AIM: Output only the lines from the start of the entries through the line holding "from matplotlib.lines import Line2D". Each line must match the original exactly.

RECORD SET:
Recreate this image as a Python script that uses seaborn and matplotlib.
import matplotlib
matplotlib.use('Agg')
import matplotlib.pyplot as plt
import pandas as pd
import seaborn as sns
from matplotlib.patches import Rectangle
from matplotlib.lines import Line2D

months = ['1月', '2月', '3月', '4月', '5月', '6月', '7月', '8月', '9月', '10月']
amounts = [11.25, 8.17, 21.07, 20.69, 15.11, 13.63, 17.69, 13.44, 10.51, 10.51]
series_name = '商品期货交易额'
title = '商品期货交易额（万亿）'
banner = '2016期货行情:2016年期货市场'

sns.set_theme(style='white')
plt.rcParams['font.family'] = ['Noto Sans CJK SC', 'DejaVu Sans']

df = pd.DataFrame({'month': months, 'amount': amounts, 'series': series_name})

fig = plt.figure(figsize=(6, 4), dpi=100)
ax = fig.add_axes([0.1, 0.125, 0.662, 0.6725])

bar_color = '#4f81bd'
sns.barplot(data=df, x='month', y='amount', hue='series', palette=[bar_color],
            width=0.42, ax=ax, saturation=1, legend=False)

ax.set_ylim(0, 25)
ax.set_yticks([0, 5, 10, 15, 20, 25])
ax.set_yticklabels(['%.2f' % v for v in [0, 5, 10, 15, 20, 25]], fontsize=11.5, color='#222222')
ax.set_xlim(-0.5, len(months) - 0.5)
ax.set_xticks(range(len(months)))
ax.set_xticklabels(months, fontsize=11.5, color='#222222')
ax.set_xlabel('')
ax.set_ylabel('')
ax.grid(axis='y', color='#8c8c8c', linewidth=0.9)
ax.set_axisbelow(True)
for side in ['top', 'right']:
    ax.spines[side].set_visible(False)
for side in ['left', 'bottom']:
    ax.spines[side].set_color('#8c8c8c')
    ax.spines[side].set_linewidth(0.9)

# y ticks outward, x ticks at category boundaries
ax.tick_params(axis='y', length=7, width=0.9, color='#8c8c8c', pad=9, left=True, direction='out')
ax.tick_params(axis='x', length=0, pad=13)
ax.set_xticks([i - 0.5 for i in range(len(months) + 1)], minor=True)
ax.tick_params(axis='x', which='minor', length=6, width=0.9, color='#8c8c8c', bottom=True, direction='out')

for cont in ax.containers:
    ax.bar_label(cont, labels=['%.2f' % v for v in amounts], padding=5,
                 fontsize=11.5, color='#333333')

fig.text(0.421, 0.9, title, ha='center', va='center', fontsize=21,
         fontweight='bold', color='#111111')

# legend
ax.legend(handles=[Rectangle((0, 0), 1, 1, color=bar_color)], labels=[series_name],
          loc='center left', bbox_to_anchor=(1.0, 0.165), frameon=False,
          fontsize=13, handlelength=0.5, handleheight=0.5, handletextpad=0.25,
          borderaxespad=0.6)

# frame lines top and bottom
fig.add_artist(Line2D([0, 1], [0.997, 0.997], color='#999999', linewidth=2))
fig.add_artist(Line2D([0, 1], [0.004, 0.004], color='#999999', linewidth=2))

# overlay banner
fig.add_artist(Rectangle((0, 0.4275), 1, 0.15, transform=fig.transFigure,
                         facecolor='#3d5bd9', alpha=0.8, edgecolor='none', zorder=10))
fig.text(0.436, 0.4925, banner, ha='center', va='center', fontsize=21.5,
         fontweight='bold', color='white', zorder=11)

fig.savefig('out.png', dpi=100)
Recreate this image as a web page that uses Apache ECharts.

RESPONSE TO THE TASK:
Recreate this image as a Python script that uses seaborn and matplotlib.
import matplotlib
matplotlib.use('Agg')
import matplotlib.pyplot as plt
import pandas as pd
import seaborn as sns
from matplotlib.patches import Rectangle
from matplotlib.lines import Line2D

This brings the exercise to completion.